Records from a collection
===============

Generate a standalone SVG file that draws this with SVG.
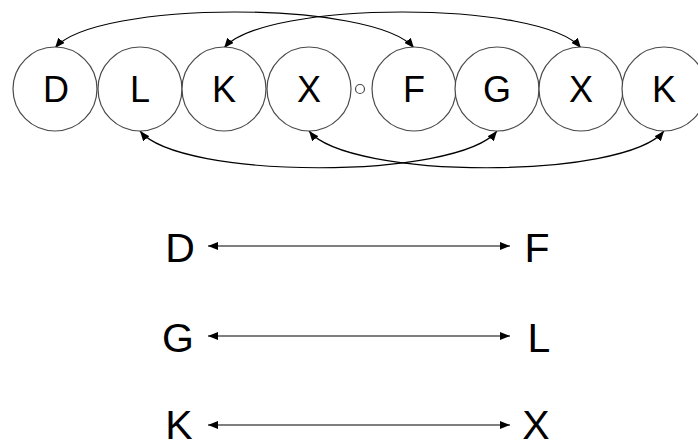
<svg xmlns="http://www.w3.org/2000/svg" width="698" height="443" viewBox="0 0 698 443">
<defs>
<style>
.node circle{fill:#fff;stroke:#4a4a4a;stroke-width:1.2}
.node text,.lbl{font-family:"Liberation Sans",Arial,sans-serif;fill:#000;text-anchor:middle}
.node text{font-size:36px}
.lbl{font-size:41px}
.conn path,.conn line{fill:none;stroke:#000;stroke-width:1.2}
</style>
<marker id="ah" markerUnits="userSpaceOnUse" viewBox="0 0 10 8" refX="10" refY="4" markerWidth="10" markerHeight="8" orient="auto-start-reverse">
<path d="M0,0 L10,4 L0,8 Z" fill="#000"/>
</marker>
</defs>
<rect width="698" height="443" fill="#fff"/>
<g id="connectors" class="conn">
<path d="M55,48 C95,0 374,0 414,48" marker-start="url(#ah)" marker-end="url(#ah)"/>
<path d="M224,48 C264,0 541,0 581,48" marker-start="url(#ah)" marker-end="url(#ah)"/>
<path d="M140,131 C180,180 457,180 497,131" marker-start="url(#ah)" marker-end="url(#ah)"/>
<path d="M309,131 C349,180 624,180 664,131" marker-start="url(#ah)" marker-end="url(#ah)"/>
<line x1="208" y1="246" x2="510" y2="246" marker-start="url(#ah)" marker-end="url(#ah)"/>
<line x1="208" y1="336" x2="510" y2="336" marker-start="url(#ah)" marker-end="url(#ah)"/>
<line x1="208" y1="425" x2="510" y2="425" marker-start="url(#ah)" marker-end="url(#ah)"/>
</g>
<g id="n1" class="node"><circle cx="55" cy="89" r="42"/><text x="56" y="102">D</text></g>
<g id="n2" class="node"><circle cx="140" cy="89" r="42"/><text x="140" y="102">L</text></g>
<g id="n3" class="node"><circle cx="224" cy="89" r="42"/><text x="224" y="102">K</text></g>
<g id="n4" class="node"><circle cx="309" cy="89" r="42"/><text x="309" y="102">X</text></g>
<g id="sep" class="node"><circle cx="360" cy="89" r="4.5"/></g>
<g id="n5" class="node"><circle cx="414" cy="89" r="42"/><text x="414" y="102">F</text></g>
<g id="n6" class="node"><circle cx="497" cy="89" r="42"/><text x="497" y="102">G</text></g>
<g id="n7" class="node"><circle cx="581" cy="89" r="42"/><text x="581" y="102">X</text></g>
<g id="n8" class="node"><circle cx="664" cy="89" r="42"/><text x="664" y="102">K</text></g>
<g id="labels">
<text class="lbl" x="180" y="262">D</text>
<text class="lbl" x="537" y="262">F</text>
<text class="lbl" x="178" y="352">G</text>
<text class="lbl" x="539" y="352">L</text>
<text class="lbl" x="179" y="439">K</text>
<text class="lbl" x="536" y="439">X</text>
</g>
</svg>
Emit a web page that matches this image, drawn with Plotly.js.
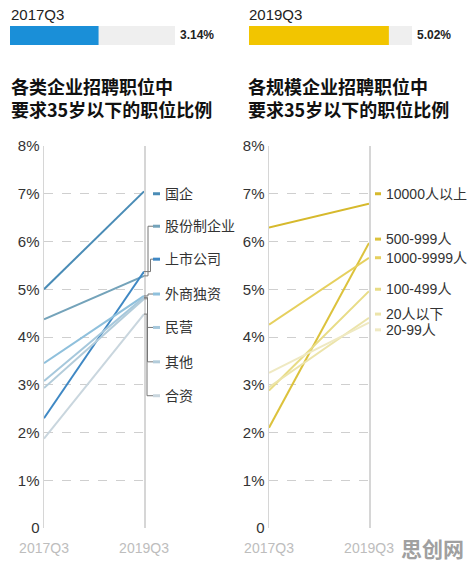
<!DOCTYPE html>
<html><head><meta charset="utf-8">
<script src="https://cdn.plot.ly/plotly-3.0.1.min.js"></script>
<style>html,body{margin:0;padding:0;background:#fff}#c{width:473px;height:562px}</style>
</head><body><div id="c"></div>
<script>
// ---- data ----
const periods = ['2017Q3', '2019Q3'];
const typeNames = ['国企', '股份制企业', '上市公司', '外商独资', '民营', '其他', '合资'];
const type2017 = [5.0, 4.37, 2.3, 3.45, 3.08, 2.93, 1.87];
const type2019 = [7.05, 5.28, 5.37, 4.86, 4.83, 4.8, 4.48];
const sizeNames = ['10000人以上', '500-999人', '1000-9999人', '100-499人', '20人以下', '20-99人'];
const size2017 = [6.29, 2.1, 4.26, 2.88, 2.95, 3.25];
const size2019 = [6.79, 5.97, 5.66, 4.96, 4.4, 4.3];
const overallPeriods = ['2017Q3', '2019Q3'];
const overallValues = [3.14, 5.02];
const yTickVals = [0, 1, 2, 3, 4, 5, 6, 7, 8];
const yTickText = ['0', '1%', '2%', '3%', '4%', '5%', '6%', '7%', '8%'];

// ---- styles / layout constants ----
const typeColors = ['#4a8cb6', '#74a3ba', '#3f88c4', '#8fc0dc', '#a6c8dc', '#b3ccda', '#c9d6de'];
const typeLabelY = [7.0, 6.32, 5.63, 4.9, 4.2, 3.48, 2.77];
const typeConnX = [null, 1.04, 1.065, 1.04, 1.035, 1.035, 1.03];
const sizeColors = ['#d6b92c', '#dcc23c', '#e6d05e', '#e8dc86', '#ece4aa', '#efe9c2'];
const sizeLabelY = [7.0, 6.05, 5.66, 5.0, 4.48, 4.15];
const barMax = 5.85;
const barColors = ['#1a8fd8', '#f2c500'];
const FONT = 'Liberation Sans, Arial, Noto Sans CJK SC, sans-serif';
const W = 473, H = 562;
const px = v => v / W, py = v => (H - v) / H;

const traces = [];
typeNames.forEach((n, i) => traces.push({
  type: 'scatter', mode: 'lines', x: periods, y: [type2017[i], type2019[i]],
  xaxis: 'x', yaxis: 'y', name: n, line: {color: typeColors[i], width: 2}, hoverinfo: 'skip'
}));
sizeNames.forEach((n, i) => traces.push({
  type: 'scatter', mode: 'lines', x: periods, y: [size2017[i], size2019[i]],
  xaxis: 'x2', yaxis: 'y2', name: n, line: {color: sizeColors[i], width: 2}, hoverinfo: 'skip'
}));
overallValues.forEach((v, i) => traces.push({
  type: 'bar', orientation: 'h', x: [v], y: [overallPeriods[i]], width: 1,
  xaxis: i ? 'x4' : 'x3', yaxis: i ? 'y4' : 'y3',
  marker: {color: barColors[i], line: {width: 0}}, hoverinfo: 'skip'
}));

const shapes = [], annotations = [];
// bar tracks
['x3', 'x4'].forEach((ax, i) => shapes.push({
  type: 'rect', xref: ax + ' domain', yref: (i ? 'y4' : 'y3') + ' domain',
  x0: 0, x1: 1, y0: 0, y1: 1, fillcolor: '#efefef', line: {width: 0}, layer: 'below'
}));
overallValues.forEach((v, i) => {
  annotations.push({
    xref: (i ? 'x4' : 'x3') + ' domain', yref: (i ? 'y4' : 'y3') + ' domain', x: 1.02, y: 0.5,
    xanchor: 'left', yanchor: 'middle', showarrow: false,
    text: '<b>' + v.toFixed(2) + '%</b>', font: {family: FONT, size: 12, color: '#222'}
  });
  annotations.push({
    xref: 'paper', yref: 'paper', x: px(i ? 247 : 9), y: py(15), xanchor: 'left', yanchor: 'middle',
    showarrow: false, text: overallPeriods[i], font: {family: FONT, size: 15, color: '#222'}
  });
});
// titles
['各类企业招聘职位中<br>要求35岁以下的职位比例', '各规模企业招聘职位中<br>要求35岁以下的职位比例'].forEach((t, i) =>
  annotations.push({
    xref: 'paper', yref: 'paper', x: px(i ? 246 : 9), y: py(71), xanchor: 'left', yanchor: 'top',
    align: 'left', showarrow: false, text: '<b>' + t + '</b>',
    font: {family: 'Noto Sans CJK SC, sans-serif', size: 18, color: '#111'}
  }));
// left labels, dashes, connectors
typeNames.forEach((n, i) => {
  shapes.push({type: 'line', xref: 'x domain', yref: 'y', x0: 1.09, x1: 1.16,
    y0: typeLabelY[i], y1: typeLabelY[i], line: {color: typeColors[i], width: 3}});
  if (typeConnX[i] !== null) {
    const cx = typeConnX[i];
    shapes.push({type: 'path', xref: 'x domain', yref: 'y',
      path: `M 1 ${type2019[i]} L ${cx} ${type2019[i]} L ${cx} ${typeLabelY[i]} L 1.09 ${typeLabelY[i]}`,
      line: {color: '#777', width: 1}});
  }
  annotations.push({xref: 'x domain', yref: 'y', x: 1.19, y: typeLabelY[i], xanchor: 'left', yanchor: 'middle',
    showarrow: false, text: n, font: {family: FONT, size: 14, color: '#333'}});
});
// right labels
sizeNames.forEach((n, i) => {
  shapes.push({type: 'line', xref: 'x2 domain', yref: 'y2', x0: 1.06, x1: 1.12,
    y0: sizeLabelY[i], y1: sizeLabelY[i], line: {color: sizeColors[i], width: 3}});
  annotations.push({xref: 'x2 domain', yref: 'y2', x: 1.15, y: sizeLabelY[i], xanchor: 'left', yanchor: 'middle',
    showarrow: false, text: n, font: {family: FONT, size: 14, color: '#333'}});
});
// watermark
annotations.push({xref: 'paper', yref: 'paper', x: px(466), y: py(548), xanchor: 'right', yanchor: 'middle',
  showarrow: false, text: '<b>思创网</b>', font: {family: 'Noto Sans CJK SC, sans-serif', size: 21, color: '#a0a0a0'}});

const xAx = d => ({domain: d, type: 'category', range: [0, 1], showgrid: false, zeroline: false, showline: false,
  ticks: '', ticklabelstandoff: 10, tickfont: {family: FONT, size: 14, color: '#bdbdbd'}, automargin: false, fixedrange: true});
const yAx = () => ({domain: [py(528), py(146)], range: [0, 8], tickvals: yTickVals, ticktext: yTickText,
  showgrid: true, gridcolor: '#cfcfcf', griddash: 'dash', gridwidth: 1, zeroline: false,
  showline: true, mirror: true, linecolor: '#d6d6d6', linewidth: 1.5, ticks: '',
  tickfont: {family: FONT, size: 15, color: '#333'}, automargin: false, fixedrange: true});
const barX = (d) => ({domain: d, range: [0, barMax], visible: false, fixedrange: true});
const barY = () => ({domain: [py(45), py(26)], range: [-0.5, 0.5], type: 'category', visible: false, fixedrange: true});

const layout = {
  width: W, height: H, margin: {l: 0, r: 0, t: 0, b: 0}, paper_bgcolor: '#fff', plot_bgcolor: 'rgba(0,0,0,0)',
  showlegend: false, hovermode: false, barmode: 'overlay',
  xaxis: xAx([px(44), px(144)]), yaxis: Object.assign(yAx(), {anchor: 'x'}),
  xaxis2: Object.assign(xAx([px(269), px(369)]), {anchor: 'y2'}), yaxis2: Object.assign(yAx(), {anchor: 'x2'}),
  xaxis3: Object.assign(barX([px(10), px(175)]), {anchor: 'y3'}), yaxis3: Object.assign(barY(), {anchor: 'x3'}),
  xaxis4: Object.assign(barX([px(249), px(412)]), {anchor: 'y4'}), yaxis4: Object.assign(barY(), {anchor: 'x4'}),
  shapes: shapes, annotations: annotations
};
layout.xaxis.anchor = 'y';
Plotly.newPlot('c', traces, layout, {staticPlot: true, displayModeBar: false});
</script></body></html>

===============

▸ Your instructions:
Read the lines above. Gather those in which the string "with" is found.

▸ Response:
Generate a standalone SVG file that draws this with SVG.
Emit a web page that matches this image, drawn with Plotly.js.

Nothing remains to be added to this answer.